__Task objective__
Output the full listing below exactly, without the pictures.

__Recorded information__
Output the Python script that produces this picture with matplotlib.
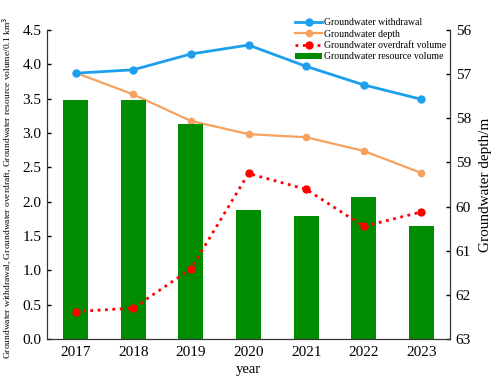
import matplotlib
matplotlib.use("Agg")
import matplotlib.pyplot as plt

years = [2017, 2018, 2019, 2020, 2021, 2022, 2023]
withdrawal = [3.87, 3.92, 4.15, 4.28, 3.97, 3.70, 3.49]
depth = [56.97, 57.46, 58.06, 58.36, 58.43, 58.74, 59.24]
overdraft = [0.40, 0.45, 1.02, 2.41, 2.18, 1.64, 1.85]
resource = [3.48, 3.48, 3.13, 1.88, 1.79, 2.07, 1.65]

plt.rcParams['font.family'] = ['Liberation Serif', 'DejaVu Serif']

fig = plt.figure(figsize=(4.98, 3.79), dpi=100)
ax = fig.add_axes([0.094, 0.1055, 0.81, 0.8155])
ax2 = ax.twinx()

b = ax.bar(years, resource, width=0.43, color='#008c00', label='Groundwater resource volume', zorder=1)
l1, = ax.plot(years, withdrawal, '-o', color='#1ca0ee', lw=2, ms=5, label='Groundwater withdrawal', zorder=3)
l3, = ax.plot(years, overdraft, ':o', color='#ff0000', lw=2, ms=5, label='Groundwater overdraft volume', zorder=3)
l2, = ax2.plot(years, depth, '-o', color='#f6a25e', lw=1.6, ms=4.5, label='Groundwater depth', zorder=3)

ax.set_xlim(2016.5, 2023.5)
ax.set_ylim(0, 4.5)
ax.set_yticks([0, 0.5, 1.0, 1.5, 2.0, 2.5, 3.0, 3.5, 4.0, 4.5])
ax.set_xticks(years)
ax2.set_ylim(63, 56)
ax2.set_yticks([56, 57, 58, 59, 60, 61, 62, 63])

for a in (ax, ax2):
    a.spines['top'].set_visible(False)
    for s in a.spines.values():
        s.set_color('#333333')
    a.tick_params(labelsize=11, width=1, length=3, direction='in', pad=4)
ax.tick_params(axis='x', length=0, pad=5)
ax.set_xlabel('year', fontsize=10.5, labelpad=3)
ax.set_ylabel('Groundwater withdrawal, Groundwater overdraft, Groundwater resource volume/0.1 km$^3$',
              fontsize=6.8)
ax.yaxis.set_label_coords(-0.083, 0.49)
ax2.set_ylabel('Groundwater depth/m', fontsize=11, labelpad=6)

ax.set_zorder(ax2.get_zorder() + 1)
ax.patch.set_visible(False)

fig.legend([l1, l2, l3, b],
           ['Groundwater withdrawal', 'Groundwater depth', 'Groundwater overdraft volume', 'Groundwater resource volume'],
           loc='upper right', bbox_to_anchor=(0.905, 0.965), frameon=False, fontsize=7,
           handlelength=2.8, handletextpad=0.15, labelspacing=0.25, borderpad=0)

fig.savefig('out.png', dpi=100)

__Answer to this task__
Output the Python script that produces this picture with matplotlib.
import matplotlib
matplotlib.use("Agg")
import matplotlib.pyplot as plt

years = [2017, 2018, 2019, 2020, 2021, 2022, 2023]
withdrawal = [3.87, 3.92, 4.15, 4.28, 3.97, 3.70, 3.49]
depth = [56.97, 57.46, 58.06, 58.36, 58.43, 58.74, 59.24]
overdraft = [0.40, 0.45, 1.02, 2.41, 2.18, 1.64, 1.85]
resource = [3.48, 3.48, 3.13, 1.88, 1.79, 2.07, 1.65]

plt.rcParams['font.family'] = ['Liberation Serif', 'DejaVu Serif']

fig = plt.figure(figsize=(4.98, 3.79), dpi=100)
ax = fig.add_axes([0.094, 0.1055, 0.81, 0.8155])
ax2 = ax.twinx()

b = ax.bar(years, resource, width=0.43, color='#008c00', label='Groundwater resource volume', zorder=1)
l1, = ax.plot(years, withdrawal, '-o', color='#1ca0ee', lw=2, ms=5, label='Groundwater withdrawal', zorder=3)
l3, = ax.plot(years, overdraft, ':o', color='#ff0000', lw=2, ms=5, label='Groundwater overdraft volume', zorder=3)
l2, = ax2.plot(years, depth, '-o', color='#f6a25e', lw=1.6, ms=4.5, label='Groundwater depth', zorder=3)

ax.set_xlim(2016.5, 2023.5)
ax.set_ylim(0, 4.5)
ax.set_yticks([0, 0.5, 1.0, 1.5, 2.0, 2.5, 3.0, 3.5, 4.0, 4.5])
ax.set_xticks(years)
ax2.set_ylim(63, 56)
ax2.set_yticks([56, 57, 58, 59, 60, 61, 62, 63])

for a in (ax, ax2):
    a.spines['top'].set_visible(False)
    for s in a.spines.values():
        s.set_color('#333333')
    a.tick_params(labelsize=11, width=1, length=3, direction='in', pad=4)
ax.tick_params(axis='x', length=0, pad=5)
ax.set_xlabel('year', fontsize=10.5, labelpad=3)
ax.set_ylabel('Groundwater withdrawal, Groundwater overdraft, Groundwater resource volume/0.1 km$^3$',
              fontsize=6.8)
ax.yaxis.set_label_coords(-0.083, 0.49)
ax2.set_ylabel('Groundwater depth/m', fontsize=11, labelpad=6)

ax.set_zorder(ax2.get_zorder() + 1)
ax.patch.set_visible(False)

fig.legend([l1, l2, l3, b],
           ['Groundwater withdrawal', 'Groundwater depth', 'Groundwater overdraft volume', 'Groundwater resource volume'],
           loc='upper right', bbox_to_anchor=(0.905, 0.965), frameon=False, fontsize=7,
           handlelength=2.8, handletextpad=0.15, labelspacing=0.25, borderpad=0)

fig.savefig('out.png', dpi=100)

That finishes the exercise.